- _DATA TO PROCESS_:
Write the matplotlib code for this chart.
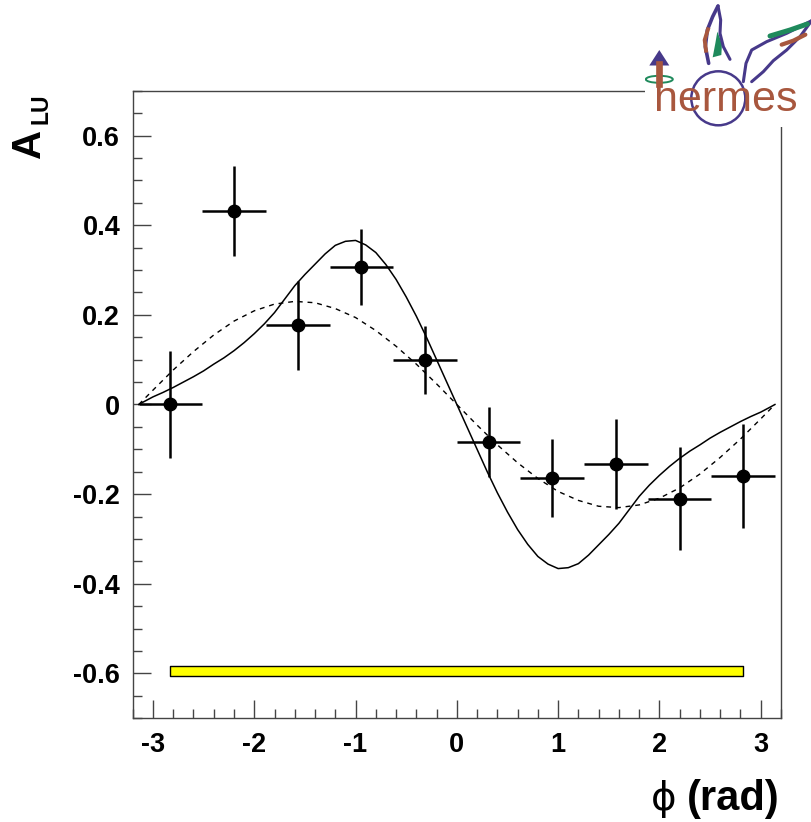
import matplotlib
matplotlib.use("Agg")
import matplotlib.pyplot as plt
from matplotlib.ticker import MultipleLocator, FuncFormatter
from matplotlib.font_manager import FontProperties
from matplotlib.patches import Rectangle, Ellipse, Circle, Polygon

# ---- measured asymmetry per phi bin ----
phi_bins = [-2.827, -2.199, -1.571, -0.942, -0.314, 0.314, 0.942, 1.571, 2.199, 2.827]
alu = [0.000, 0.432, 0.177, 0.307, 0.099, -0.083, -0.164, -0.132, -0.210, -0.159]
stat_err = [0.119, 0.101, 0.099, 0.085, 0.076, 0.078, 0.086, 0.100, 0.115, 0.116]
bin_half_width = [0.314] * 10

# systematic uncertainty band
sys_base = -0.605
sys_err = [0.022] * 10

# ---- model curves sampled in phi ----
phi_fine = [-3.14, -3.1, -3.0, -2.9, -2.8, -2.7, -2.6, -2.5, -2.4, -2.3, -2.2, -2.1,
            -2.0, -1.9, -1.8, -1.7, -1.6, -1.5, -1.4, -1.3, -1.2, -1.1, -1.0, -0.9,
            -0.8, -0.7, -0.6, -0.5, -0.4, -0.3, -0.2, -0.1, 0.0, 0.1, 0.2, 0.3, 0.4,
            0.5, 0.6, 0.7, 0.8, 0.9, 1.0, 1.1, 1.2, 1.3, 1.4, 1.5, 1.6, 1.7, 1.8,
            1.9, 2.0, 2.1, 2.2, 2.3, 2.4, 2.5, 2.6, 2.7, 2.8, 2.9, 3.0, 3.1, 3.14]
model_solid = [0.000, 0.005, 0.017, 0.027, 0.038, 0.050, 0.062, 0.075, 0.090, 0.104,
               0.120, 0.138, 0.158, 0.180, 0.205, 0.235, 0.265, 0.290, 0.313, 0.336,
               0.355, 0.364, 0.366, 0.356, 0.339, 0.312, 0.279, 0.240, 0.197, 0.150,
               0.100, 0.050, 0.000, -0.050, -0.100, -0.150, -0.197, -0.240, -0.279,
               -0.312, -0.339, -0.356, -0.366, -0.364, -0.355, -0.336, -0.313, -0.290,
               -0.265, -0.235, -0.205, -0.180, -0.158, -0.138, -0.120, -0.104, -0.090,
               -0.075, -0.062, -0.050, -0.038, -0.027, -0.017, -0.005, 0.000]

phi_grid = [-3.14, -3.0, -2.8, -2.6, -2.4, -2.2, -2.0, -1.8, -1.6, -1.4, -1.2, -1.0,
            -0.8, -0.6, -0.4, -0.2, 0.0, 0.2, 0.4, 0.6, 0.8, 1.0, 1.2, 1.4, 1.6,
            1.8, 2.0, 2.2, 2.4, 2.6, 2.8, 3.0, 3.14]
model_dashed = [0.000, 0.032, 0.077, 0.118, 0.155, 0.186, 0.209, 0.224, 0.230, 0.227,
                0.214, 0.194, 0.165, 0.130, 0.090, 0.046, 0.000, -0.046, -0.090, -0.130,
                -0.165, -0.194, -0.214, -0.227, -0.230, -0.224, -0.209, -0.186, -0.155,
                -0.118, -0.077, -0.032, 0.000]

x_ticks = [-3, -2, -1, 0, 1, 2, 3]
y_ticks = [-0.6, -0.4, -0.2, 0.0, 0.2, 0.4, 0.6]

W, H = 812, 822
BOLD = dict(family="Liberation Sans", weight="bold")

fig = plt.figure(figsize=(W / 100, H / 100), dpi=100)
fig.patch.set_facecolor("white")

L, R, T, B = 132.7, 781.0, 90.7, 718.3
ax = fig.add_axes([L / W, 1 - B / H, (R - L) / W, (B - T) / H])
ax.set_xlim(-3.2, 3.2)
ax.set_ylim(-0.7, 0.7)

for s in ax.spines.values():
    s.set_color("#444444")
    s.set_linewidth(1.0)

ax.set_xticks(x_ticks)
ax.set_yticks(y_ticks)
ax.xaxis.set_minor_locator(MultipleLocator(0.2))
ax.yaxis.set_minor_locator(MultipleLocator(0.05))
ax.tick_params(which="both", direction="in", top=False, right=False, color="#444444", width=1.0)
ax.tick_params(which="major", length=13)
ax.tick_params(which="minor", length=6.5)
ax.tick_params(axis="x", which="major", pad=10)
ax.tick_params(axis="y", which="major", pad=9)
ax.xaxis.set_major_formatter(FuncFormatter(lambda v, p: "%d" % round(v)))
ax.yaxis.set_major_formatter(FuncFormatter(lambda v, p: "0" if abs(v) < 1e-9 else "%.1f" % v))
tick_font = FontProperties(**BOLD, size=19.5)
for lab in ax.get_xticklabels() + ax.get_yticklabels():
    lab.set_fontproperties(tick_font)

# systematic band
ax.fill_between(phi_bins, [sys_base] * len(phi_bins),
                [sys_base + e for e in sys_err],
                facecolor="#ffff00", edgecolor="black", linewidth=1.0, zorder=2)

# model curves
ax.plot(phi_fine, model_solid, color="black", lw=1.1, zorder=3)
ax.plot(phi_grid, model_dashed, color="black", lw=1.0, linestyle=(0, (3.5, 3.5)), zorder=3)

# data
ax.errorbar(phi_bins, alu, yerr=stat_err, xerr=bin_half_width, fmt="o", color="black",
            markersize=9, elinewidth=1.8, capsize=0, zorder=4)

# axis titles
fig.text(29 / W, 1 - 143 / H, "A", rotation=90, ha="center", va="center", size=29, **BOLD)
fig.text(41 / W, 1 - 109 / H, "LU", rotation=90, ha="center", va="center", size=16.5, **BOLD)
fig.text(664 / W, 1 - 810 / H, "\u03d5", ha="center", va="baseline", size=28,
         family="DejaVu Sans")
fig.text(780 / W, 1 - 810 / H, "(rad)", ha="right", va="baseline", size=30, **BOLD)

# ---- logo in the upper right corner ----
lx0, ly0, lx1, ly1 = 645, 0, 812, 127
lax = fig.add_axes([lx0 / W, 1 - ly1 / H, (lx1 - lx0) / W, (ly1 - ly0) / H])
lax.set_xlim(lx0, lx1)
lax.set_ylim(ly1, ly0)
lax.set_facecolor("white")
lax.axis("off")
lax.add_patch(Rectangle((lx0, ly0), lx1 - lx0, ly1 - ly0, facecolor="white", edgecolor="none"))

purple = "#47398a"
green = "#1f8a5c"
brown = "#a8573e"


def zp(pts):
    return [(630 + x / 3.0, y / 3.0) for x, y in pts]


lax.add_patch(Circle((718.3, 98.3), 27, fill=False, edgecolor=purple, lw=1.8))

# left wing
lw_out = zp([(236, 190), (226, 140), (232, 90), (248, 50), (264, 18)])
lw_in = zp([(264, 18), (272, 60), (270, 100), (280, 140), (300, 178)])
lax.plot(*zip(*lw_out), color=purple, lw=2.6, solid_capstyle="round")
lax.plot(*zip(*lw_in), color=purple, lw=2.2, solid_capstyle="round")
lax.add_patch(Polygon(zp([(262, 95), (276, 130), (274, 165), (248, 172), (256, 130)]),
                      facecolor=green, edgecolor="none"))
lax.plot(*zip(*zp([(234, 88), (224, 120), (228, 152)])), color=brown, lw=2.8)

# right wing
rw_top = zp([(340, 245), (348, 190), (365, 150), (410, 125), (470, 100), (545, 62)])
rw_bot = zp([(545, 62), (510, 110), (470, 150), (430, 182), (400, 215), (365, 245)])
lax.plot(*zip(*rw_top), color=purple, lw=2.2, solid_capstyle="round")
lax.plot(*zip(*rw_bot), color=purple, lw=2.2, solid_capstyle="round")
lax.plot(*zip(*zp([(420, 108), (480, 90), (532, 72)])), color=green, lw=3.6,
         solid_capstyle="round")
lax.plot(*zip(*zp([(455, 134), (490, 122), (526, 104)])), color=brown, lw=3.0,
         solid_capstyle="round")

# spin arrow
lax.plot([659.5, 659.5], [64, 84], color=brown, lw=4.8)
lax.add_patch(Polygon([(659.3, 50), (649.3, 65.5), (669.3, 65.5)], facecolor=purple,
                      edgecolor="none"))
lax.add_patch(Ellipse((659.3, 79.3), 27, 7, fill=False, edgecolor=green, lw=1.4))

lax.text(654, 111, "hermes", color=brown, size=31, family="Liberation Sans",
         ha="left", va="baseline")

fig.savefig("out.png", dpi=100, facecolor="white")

...

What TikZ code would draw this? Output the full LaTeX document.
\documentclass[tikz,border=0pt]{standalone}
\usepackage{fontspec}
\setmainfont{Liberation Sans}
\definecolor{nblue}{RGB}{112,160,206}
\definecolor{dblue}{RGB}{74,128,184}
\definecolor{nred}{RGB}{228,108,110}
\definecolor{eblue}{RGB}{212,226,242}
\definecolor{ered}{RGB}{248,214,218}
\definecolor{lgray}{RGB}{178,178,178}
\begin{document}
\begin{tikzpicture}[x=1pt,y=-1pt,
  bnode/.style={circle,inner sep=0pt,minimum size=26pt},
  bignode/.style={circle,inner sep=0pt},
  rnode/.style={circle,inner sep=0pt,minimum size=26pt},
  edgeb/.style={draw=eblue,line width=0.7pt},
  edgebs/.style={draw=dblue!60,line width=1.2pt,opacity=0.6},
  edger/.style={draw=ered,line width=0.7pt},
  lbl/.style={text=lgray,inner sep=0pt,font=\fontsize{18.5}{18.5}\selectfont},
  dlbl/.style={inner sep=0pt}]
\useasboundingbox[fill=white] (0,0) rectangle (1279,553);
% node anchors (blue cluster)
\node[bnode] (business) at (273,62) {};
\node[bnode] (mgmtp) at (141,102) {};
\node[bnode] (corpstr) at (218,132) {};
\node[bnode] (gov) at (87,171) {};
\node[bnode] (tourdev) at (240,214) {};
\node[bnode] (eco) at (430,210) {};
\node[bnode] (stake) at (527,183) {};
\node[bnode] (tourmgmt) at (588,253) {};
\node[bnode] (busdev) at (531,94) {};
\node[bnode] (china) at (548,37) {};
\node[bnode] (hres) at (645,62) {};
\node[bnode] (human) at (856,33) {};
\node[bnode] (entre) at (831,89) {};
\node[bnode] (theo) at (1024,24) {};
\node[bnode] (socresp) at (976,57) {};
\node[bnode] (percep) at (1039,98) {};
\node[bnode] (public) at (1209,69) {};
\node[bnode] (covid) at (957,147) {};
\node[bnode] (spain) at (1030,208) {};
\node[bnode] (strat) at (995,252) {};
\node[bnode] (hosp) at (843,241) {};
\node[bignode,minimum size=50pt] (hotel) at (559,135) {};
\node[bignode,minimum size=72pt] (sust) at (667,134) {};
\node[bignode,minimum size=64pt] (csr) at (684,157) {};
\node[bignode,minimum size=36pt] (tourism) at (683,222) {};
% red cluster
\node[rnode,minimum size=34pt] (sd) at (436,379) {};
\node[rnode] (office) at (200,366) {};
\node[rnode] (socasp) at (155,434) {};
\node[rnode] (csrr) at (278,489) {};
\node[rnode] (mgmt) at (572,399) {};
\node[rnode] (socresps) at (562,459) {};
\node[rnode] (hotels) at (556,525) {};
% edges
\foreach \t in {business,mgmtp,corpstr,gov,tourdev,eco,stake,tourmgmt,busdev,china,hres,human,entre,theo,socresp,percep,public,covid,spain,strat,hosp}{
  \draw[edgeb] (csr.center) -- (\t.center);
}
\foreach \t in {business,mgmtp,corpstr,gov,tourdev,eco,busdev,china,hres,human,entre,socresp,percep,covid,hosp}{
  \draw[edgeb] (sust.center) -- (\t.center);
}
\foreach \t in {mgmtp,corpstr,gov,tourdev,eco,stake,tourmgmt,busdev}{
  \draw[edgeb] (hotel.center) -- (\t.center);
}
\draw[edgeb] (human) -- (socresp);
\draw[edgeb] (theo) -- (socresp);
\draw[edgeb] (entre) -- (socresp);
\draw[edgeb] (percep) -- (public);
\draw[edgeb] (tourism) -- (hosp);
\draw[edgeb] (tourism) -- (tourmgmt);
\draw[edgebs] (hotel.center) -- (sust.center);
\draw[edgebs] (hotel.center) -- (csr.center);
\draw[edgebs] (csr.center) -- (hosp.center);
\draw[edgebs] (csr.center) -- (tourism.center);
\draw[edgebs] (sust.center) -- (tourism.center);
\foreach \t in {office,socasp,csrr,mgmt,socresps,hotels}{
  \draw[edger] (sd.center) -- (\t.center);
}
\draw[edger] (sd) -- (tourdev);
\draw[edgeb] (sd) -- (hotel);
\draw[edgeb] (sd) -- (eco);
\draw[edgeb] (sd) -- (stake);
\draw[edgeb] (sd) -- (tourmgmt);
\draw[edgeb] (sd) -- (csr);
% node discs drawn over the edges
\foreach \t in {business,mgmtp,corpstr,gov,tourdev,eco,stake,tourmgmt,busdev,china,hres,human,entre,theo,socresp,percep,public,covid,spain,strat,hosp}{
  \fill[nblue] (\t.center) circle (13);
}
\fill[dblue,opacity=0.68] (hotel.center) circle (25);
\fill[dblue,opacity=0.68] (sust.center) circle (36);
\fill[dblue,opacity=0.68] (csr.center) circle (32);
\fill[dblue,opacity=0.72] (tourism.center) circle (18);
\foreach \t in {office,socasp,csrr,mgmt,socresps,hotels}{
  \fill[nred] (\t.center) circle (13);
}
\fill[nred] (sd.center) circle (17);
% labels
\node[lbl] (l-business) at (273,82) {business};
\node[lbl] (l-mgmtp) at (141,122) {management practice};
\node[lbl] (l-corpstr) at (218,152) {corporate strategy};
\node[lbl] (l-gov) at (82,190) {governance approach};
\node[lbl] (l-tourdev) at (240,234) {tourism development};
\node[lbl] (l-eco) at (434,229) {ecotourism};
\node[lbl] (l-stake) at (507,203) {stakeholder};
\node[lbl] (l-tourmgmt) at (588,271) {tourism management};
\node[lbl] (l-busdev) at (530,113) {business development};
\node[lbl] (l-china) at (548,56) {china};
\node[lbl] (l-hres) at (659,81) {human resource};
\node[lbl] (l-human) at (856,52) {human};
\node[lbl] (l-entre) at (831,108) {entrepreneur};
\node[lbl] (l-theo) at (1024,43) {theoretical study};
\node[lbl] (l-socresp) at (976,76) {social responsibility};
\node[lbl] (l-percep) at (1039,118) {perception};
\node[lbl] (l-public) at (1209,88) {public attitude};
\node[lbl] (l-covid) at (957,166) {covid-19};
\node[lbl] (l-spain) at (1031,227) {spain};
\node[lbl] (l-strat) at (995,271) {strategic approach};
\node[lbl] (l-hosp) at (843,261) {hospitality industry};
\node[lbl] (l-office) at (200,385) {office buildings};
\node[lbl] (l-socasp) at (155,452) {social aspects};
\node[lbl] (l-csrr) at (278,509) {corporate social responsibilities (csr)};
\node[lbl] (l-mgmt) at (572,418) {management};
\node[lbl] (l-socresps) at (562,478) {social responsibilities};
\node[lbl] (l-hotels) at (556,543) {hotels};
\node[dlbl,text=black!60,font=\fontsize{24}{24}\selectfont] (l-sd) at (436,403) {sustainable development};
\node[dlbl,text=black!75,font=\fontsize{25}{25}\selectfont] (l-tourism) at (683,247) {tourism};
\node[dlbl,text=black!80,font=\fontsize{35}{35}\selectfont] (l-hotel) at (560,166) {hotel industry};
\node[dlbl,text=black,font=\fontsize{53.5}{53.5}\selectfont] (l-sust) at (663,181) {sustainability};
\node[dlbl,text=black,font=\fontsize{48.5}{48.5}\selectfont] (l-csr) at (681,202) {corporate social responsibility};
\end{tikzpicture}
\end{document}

- _TASK REQUIREMENTS_: Only the lines from the one bearing "Write the matplotlib code for this chart." to the one bearing "sys_err = [0.022] * 10", both included, should be restated word for word, with pictures left out.

- _EXPECTED ANSWER_:
Write the matplotlib code for this chart.
import matplotlib
matplotlib.use("Agg")
import matplotlib.pyplot as plt
from matplotlib.ticker import MultipleLocator, FuncFormatter
from matplotlib.font_manager import FontProperties
from matplotlib.patches import Rectangle, Ellipse, Circle, Polygon

# ---- measured asymmetry per phi bin ----
phi_bins = [-2.827, -2.199, -1.571, -0.942, -0.314, 0.314, 0.942, 1.571, 2.199, 2.827]
alu = [0.000, 0.432, 0.177, 0.307, 0.099, -0.083, -0.164, -0.132, -0.210, -0.159]
stat_err = [0.119, 0.101, 0.099, 0.085, 0.076, 0.078, 0.086, 0.100, 0.115, 0.116]
bin_half_width = [0.314] * 10

# systematic uncertainty band
sys_base = -0.605
sys_err = [0.022] * 10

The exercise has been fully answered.